In 1994, when I joined TGO, I’d been heavily involved in a draining two-year battle against plans for a 20-something turbine wind power station planned for the moors between Hebden Bridge and Haworth. I can’t stand the thought of reciting again all the reasons why these wind power station proposals shouldn’t even be being considered. If you read this kind of blog, you already know them (or have your own take on the subject), especially the trauma that hacking away at our remaining wild places induces. We won that battle back then but every time I return to the South Pennines it sees that another hillside has been sacrificed to a big fat wind power station.
Wide open spaces bleak, some call ’em don’t appeal to everyone, but I love the vastness, the opportunity to lose yourself while finding one’s self
If you get chance, research just how many conventional dirty coal and gas fired power stations have closed since the trend for land-based wind power stations kicked in. I’m afraid the answer is “none”. Wind generate power can’t be stored in batteries and used on those occasions when the wind doesn’t blow, so the conventional stations have to be retained for such times. And those stations can’t be turned on at the flick of a switch to compensate instantly for the lack of wind generated power. They have to be kept going at some great capacity; in other words, twice the amount of energy needed has to be generated continuously.
But these wind power stations must surely bring benefits, seeing as how the governments are allowing them to be built all over the place? Well, aye, of course. Power suppliers are obliged to buy power generated by alternative means such as wind generation at an inflated from power generators such as RES (Renewable Energy Systems, behind the Dunmaglass scheme). Our energy bills are top-loaded to cater for that not sure how much these days, it used to be ten per cent but I have a feeling the current government’s about to up that this spring; they obviously think energy doesn’t cost enough yet – and that renewable pot also funds other renewables such as wave and nuclear power.
Scotland’s wild land is under severe assault from developers left right and centre. The sand dunes at Menie have been sacrificed to billionaire Donald Trump’s golf course. Giant power lines are to be built down the length of the country. The country’s political guardians see more benefit and greater value in heavy industry, profiteering power generation, the degradation of their landscape.

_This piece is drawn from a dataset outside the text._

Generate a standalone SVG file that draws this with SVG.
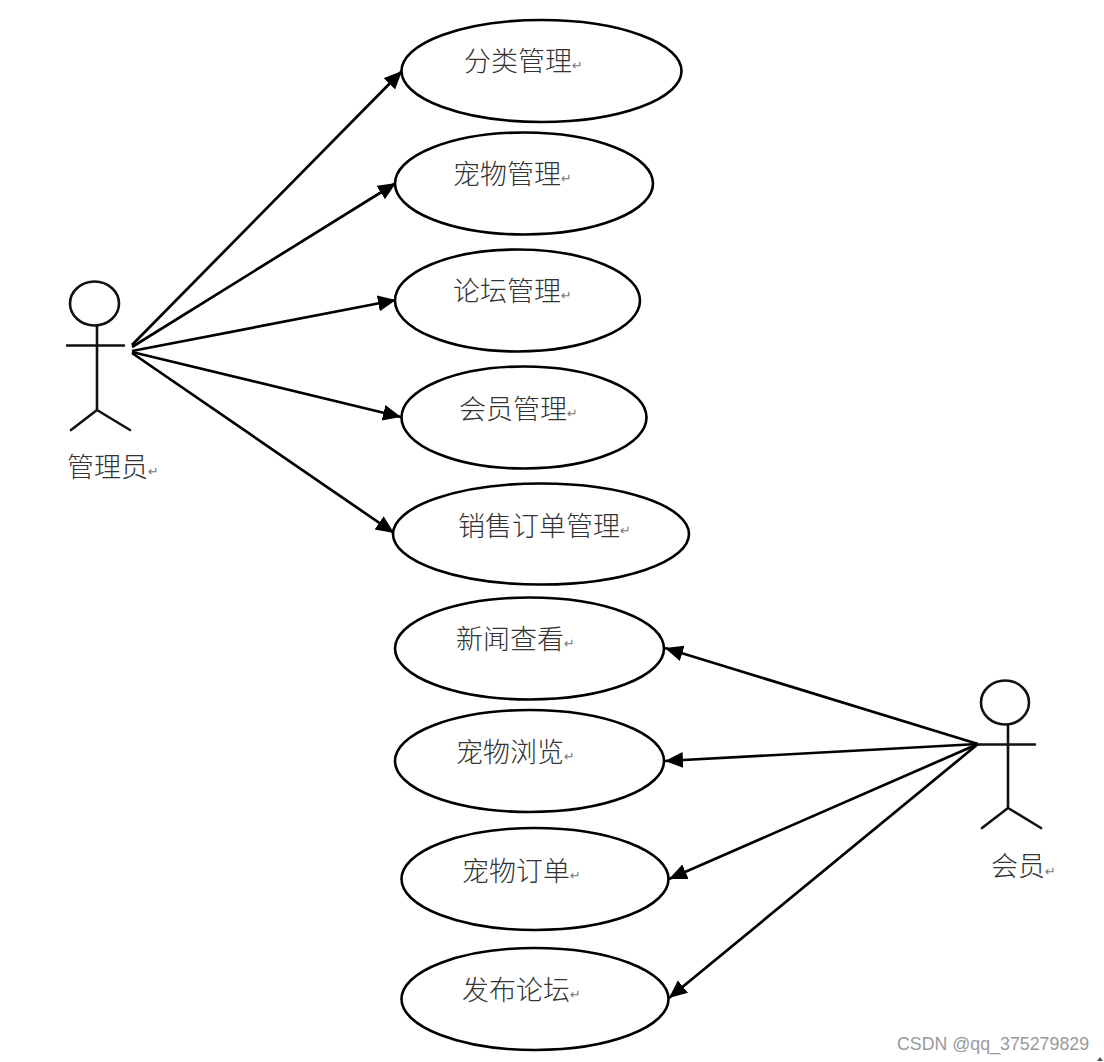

One lame thought occurs. If this continues, those 300 TGO Challengers, who spend the best part of a fortnight on foot, chewing little electricity as they go, won’t seem the point in crossing the industrial landscape that the Highlands are in danger of becoming. Instead, they’ll stay at home, with the heating and the lights on, and reminisce by watching repeats of Tom Weir’s Scotland or Wilderness Walks. And we’ll ned yet another sodding wind farm to provide the juice.